As one of the queen’s attendants, Margaret Lucas was exiled to France at the start of the English Civil War. In Paris, she married William Cavendish, an aristocrat who encouraged both her writing and her desire for a career — a singular relationship. After Cromwell’s defeat, Margaret and William returned to England, where her work, behaviour, and sense of style — including once attending the theater in a topless gown — earned her both infamy and fame. At the dawn of daily newspapers, ‘Mad Madge’ was a tabloid celebrity, yet she was also the first woman to be invited to the Royal Society of London, a mainstay of the Scientific Revolution, and the last for another two hundred years.

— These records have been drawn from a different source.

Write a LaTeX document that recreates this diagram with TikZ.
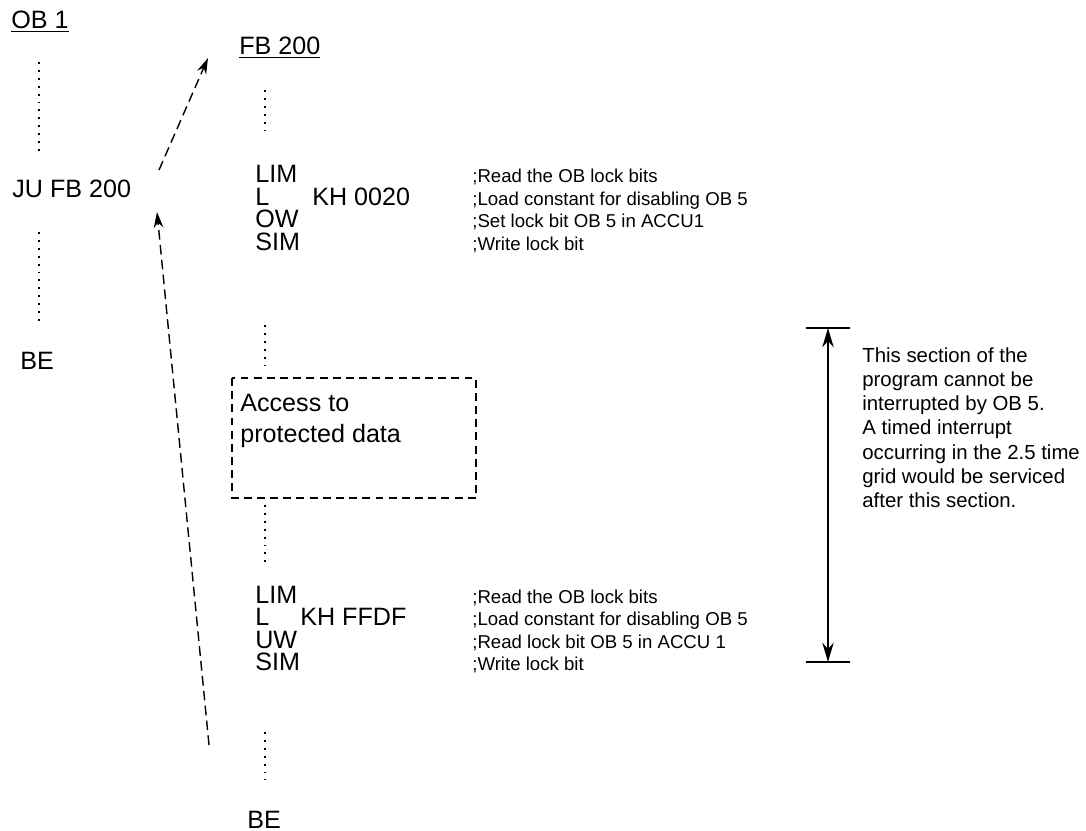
\documentclass[tikz,border=0pt]{standalone}
\usepackage{fontspec}
\setmainfont{Liberation Sans}
\usetikzlibrary{arrows.meta,positioning}

\begin{document}
\begin{tikzpicture}[
    x=0.02cm, y=-0.02cm,
    code/.style={anchor=base west, inner sep=0pt, font=\fontsize{14.3}{16}\selectfont},
    note/.style={anchor=base west, inner sep=0pt, font=\fontsize{10.6}{12}\selectfont},
    remark/.style={anchor=north west, inner sep=0pt, align=left, font=\fontsize{11.6}{13.8}\selectfont},
    dots/.style={line width=1pt, dash pattern=on 1.1pt off 3.4pt},
    jump/.style={line width=0.8pt, dash pattern=on 5.5pt off 3pt, -{Stealth[length=9pt,width=5.5pt]}},
    box/.style={line width=0.8pt, dash pattern=on 4.5pt off 3pt},
    span/.style={line width=0.8pt, {Stealth[length=11pt,width=6.5pt]}-{Stealth[length=11pt,width=6.5pt]}}
]
    % calling block
    \node[code] (ob1) at (11,29) {\underline{OB 1}};
    \node[code] (jufb) at (12,198) {JU FB 200};
    \node[code] (be1) at (20,370) {BE};
    \draw[dots] (39,62) -- (39,153);
    \draw[dots] (39,232) -- (39,323);

    % called block
    \node[code] (fb200) at (239,55) {\underline{FB 200}};
    \draw[dots] (265,90) -- (265,133);

    \node[code] (lim1) at (255,183) {LIM};
    \node[code] (l1) at (255,205.5) {L};
    \node[code] (kh1) at (312,205.5) {KH 0020};
    \node[code] (ow) at (255,228) {OW};
    \node[code] (sim1) at (255,250.5) {SIM};
    \node[note] (c1) at (472,183) {;Read the OB lock bits};
    \node[note] (c2) at (472,205.5) {;Load constant for disabling OB 5};
    \node[note] (c3) at (472,228) {;Set lock bit OB 5 in ACCU1};
    \node[note] (c4) at (472,250.5) {;Write lock bit};

    \draw[dots] (265,325) -- (265,372);
    \draw[box] (232,378) rectangle (476,498);
    \node[code, anchor=north west, align=left, font=\fontsize{14.3}{17.6}\selectfont] (access) at (240,394) {Access to\\protected data};
    \draw[dots] (265,505) -- (265,565);

    \node[code] (lim2) at (255,603) {LIM};
    \node[code] (l2) at (255,625.5) {L};
    \node[code] (kh2) at (300,625.5) {KH FFDF};
    \node[code] (uw) at (255,648) {UW};
    \node[code] (sim2) at (255,670.5) {SIM};
    \node[note] (c5) at (472,603) {;Read the OB lock bits};
    \node[note] (c6) at (472,625.5) {;Load constant for disabling OB 5};
    \node[note] (c7) at (472,648) {;Read lock bit OB 5 in ACCU 1};
    \node[note] (c8) at (472,670.5) {;Write lock bit};

    \draw[dots] (265,732) -- (265,780);
    \node[code] (be2) at (247,828) {BE};

    % jumps
    \coordinate (go) at (159,170);
    \coordinate (goend) at (208,58);
    \coordinate (back) at (209,745);
    \coordinate (backend) at (157,212);
    \draw[jump] (go) -- (goend);
    \draw[jump] (back) -- (backend);

    % protected section
    \coordinate (top) at (828,328);
    \coordinate (bot) at (828,662);
    \draw[line width=0.8pt] (806,328) -- (850,328);
    \draw[line width=0.8pt] (806,662) -- (850,662);
    \draw[span] (top) -- (bot);
    \node[remark] (info) at (862,347) {This section of the\\program cannot be\\interrupted by OB 5.\\A timed interrupt\\occurring in the 2.5 time\\grid would be serviced\\after this section.};

    \useasboundingbox (0,0) rectangle (1086,831);
\end{tikzpicture}
\end{document}
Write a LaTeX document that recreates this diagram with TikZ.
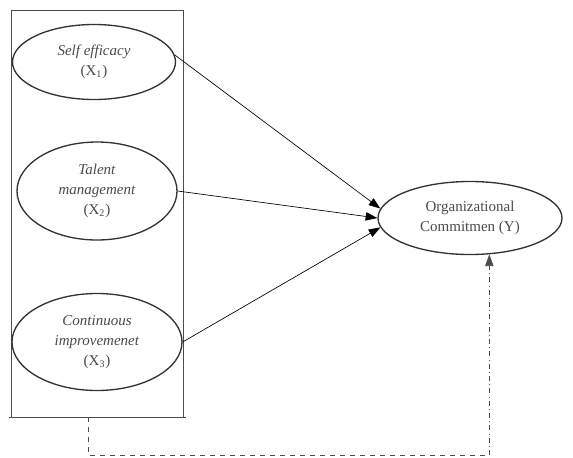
\documentclass[tikz,border=0pt]{standalone}
\usepackage{fontspec}
\setmainfont{Liberation Serif}
\usetikzlibrary{shapes.geometric,arrows.meta}
\definecolor{txtgray}{HTML}{4A4A4A}

\begin{document}
\begin{tikzpicture}[
    x=0.6pt, y=-0.6pt,
    var/.style={%
      draw=black!80,
      thick,
      ellipse,
      align=center,
      inner sep=0pt,
      text=txtgray,
      font=\fontsize{9}{12}\selectfont,
    },
    path/.style={%
      draw,
      thin,
      -{Triangle[length=7pt,width=5pt]},
    },
  ]

    \useasboundingbox (0,0) rectangle (573,457);

    \draw [black!70] (11,10) rectangle (183,417);
    \draw [black!70] (9,417) -- (186,417);

    \node [var, minimum width=163*0.6pt, minimum height=75*0.6pt] (X1) at (94,62)
      {\textit{Self efficacy}\\(X\textsubscript{1})};
    \node [var, minimum width=160*0.6pt, minimum height=98*0.6pt] (X2) at (97,191)
      {\textit{Talent}\\\textit{management}\\(X\textsubscript{2})};
    \node [var, minimum width=170*0.6pt, minimum height=97*0.6pt] (X3) at (97,342)
      {\textit{Continuous}\\\textit{improvemenet}\\(X\textsubscript{3})};
    \node [var, minimum width=184*0.6pt, minimum height=73*0.6pt] (Y) at (470,218)
      {Organizational\\Commitmen (Y)};

    \draw [path] (X1.5) -- (Y.174);
    \draw [path] (X2.east) -- (Y.180);
    \draw [path] (X3.east) -- (Y.186);

    \coordinate (boxfoot) at (88,417);
    \coordinate (bend) at (Y.-62 |- 0,455);
    \draw [black!70, dashed] (boxfoot) |- (bend);
    \draw [path, black!70, dash dot] (bend) -- (Y.-62);

\end{tikzpicture}
\end{document}
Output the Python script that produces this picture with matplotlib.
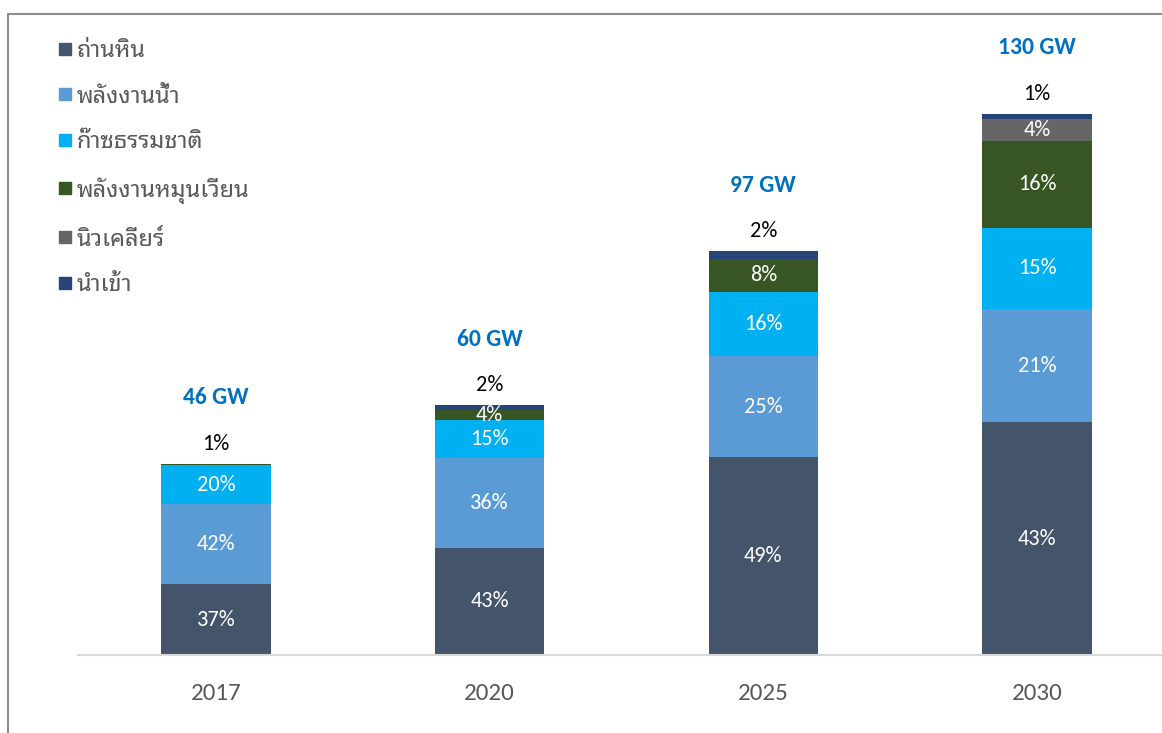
import matplotlib
matplotlib.use("Agg")
import matplotlib.pyplot as plt
from matplotlib.lines import Line2D
import numpy as np

plt.rcParams['font.family'] = ['Carlito', 'Noto Sans Thai Looped', 'IBM Plex Sans Thai Looped',
                               'Noto Sans Thai', 'DejaVu Sans']

# data
years = ['2017', '2020', '2025', '2030']
totals_gw = [46, 60, 97, 130]
sources = ['ถ่านหิน', 'พลังงานน้ำ', 'ก๊าซธรรมชาติ', 'พลังงานหมุนเวียน', 'นิวเคลียร์', 'นำเข้า']
coal = [37, 43, 49, 43]
hydro = [42, 36, 25, 21]
gas = [20, 15, 16, 15]
renewable = [1, 4, 8, 16]
nuclear = [0, 0, 0, 4]
imported = [0, 2, 2, 1]

colors = ['#44546A', '#5B9BD5', '#00B0F0', '#375623', '#666666', '#264478']
shares = [coal, hydro, gas, renewable, nuclear, imported]

fig = plt.figure(figsize=(11.62, 7.33), dpi=100)
ax = fig.add_axes([78 / 1162, 78 / 733, 1 - 78 / 1162, 641 / 733])

x = np.arange(len(years))
bottom = np.zeros(len(years))
for name, share, col in zip(sources, shares, colors):
    h = np.array(totals_gw) * np.array(share) / 100
    ax.bar(x, h, 0.4, bottom=bottom, color=col, label=name, edgecolor='none')
    for i in range(len(years)):
        if share[i] >= 4:
            ax.text(x[i], bottom[i] + h[i] / 2, f'{share[i]}%', ha='center', va='center',
                    color='white', fontsize=16)
    bottom = bottom + h

# small top shares printed above the bars, totals above them
for i in range(len(years)):
    top_share = [s[i] for s in shares if s[i] > 0][-1]
    ax.annotate(f'{top_share}%', (x[i], totals_gw[i]), xytext=(0, 20), textcoords='offset pixels',
                ha='center', va='center', fontsize=16, color='black')
    ax.annotate(f'{totals_gw[i]} GW', (x[i], totals_gw[i]), xytext=(0, 66), textcoords='offset pixels',
                ha='center', va='center', fontsize=17, fontweight='bold', color='#0070C0')

ax.set_xlim(-0.504, 3.457)
ax.set_ylim(0, 154)
ax.set_xticks(x)
ax.set_xticklabels(years, fontsize=18, color='#595959')
ax.tick_params(axis='x', length=0, pad=20)
ax.set_yticks([])
for s in ['top', 'right', 'left']:
    ax.spines[s].set_visible(False)
ax.spines['bottom'].set_color('#D9D9D9')
ax.spines['bottom'].set_linewidth(1.5)

handles = [Line2D([], [], marker='s', linestyle='none', markersize=8, color=c) for c in colors]
fig.legend(handles, sources, loc='upper left', bbox_to_anchor=(46 / 1162, 1 - 28 / 733),
           frameon=False, fontsize=17, labelcolor='#595959', handlelength=0.6,
           handletextpad=0.2, labelspacing=1.05, borderpad=0)

# outer frame (top and left edges)
fig.add_artist(Line2D([8 / 1162, 8 / 1162, 1], [0, 1 - 14 / 733, 1 - 14 / 733],
                      color='#8C8C8C', linewidth=1.5))

fig.savefig('out.png')
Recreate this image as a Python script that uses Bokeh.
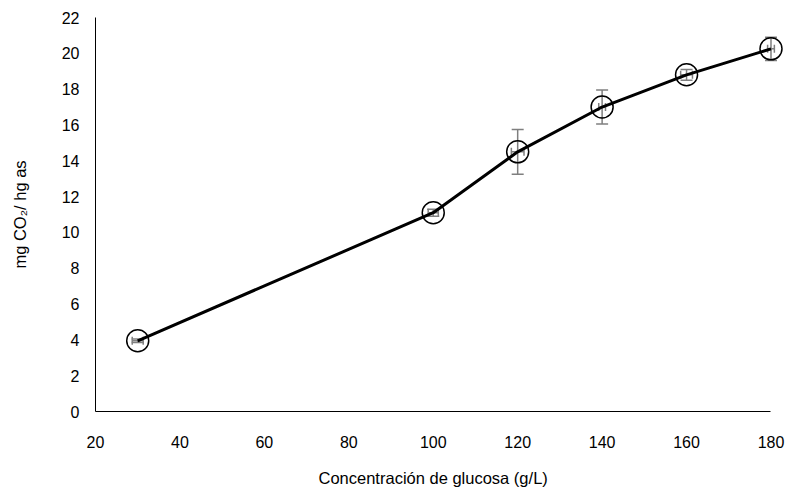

Margaret the First is an intimate portrait of a woman whose life was a brilliant paradox, but who is now largely unknown. Written with lucid precision and sharp cuts through narrative time, the novel also revels in the physicality of a garden or a gown, and turns tender in its rendering of family and marital ties.
PUBLISHERS WEEKLY
Dutton's remarkable second novel is as vividly imaginative as its subject, the 17th-century English writer and eccentric Margaret Cavendish. Even as a shy young girl, Margaret Lucas covets fame and writes prolifically. Years later, she is an attendant to the queen, and when the English Civil War begins, Margaret flees with the court to Paris, where she meets and marries the aristocratic William Cavendish. Blossoming in an intellectual milieu that includes Descartes and Dryden, she begins to write even more seriously. Back in England after the war ends, she publishes wildly unconventional books to a mixture of admiration and scorn, refusing to write anonymously like other women of her time, or to let her lack of formal education silence her. Though Dutton doesn't shy away from the "various and extravagant" antics (such as attending the theater in a topless gown) that earned her subject notoriety and the nickname "Mad Madge," her Margaret is a woman of fierce vitality, creativity, and courage. Incorporating lines from Cavendish herself as well as Virginia Woolf, whose essays introduced Dutton to Cavendish, this novel is indeed reminiscent of Woolf's Orlando in its sensuous appreciation of the world and unconventional approach to fictionalized biography. Dutton's boldness, striking prose, and skill at developing an idiosyncratic narrative should introduce her to the wider audience she deserves.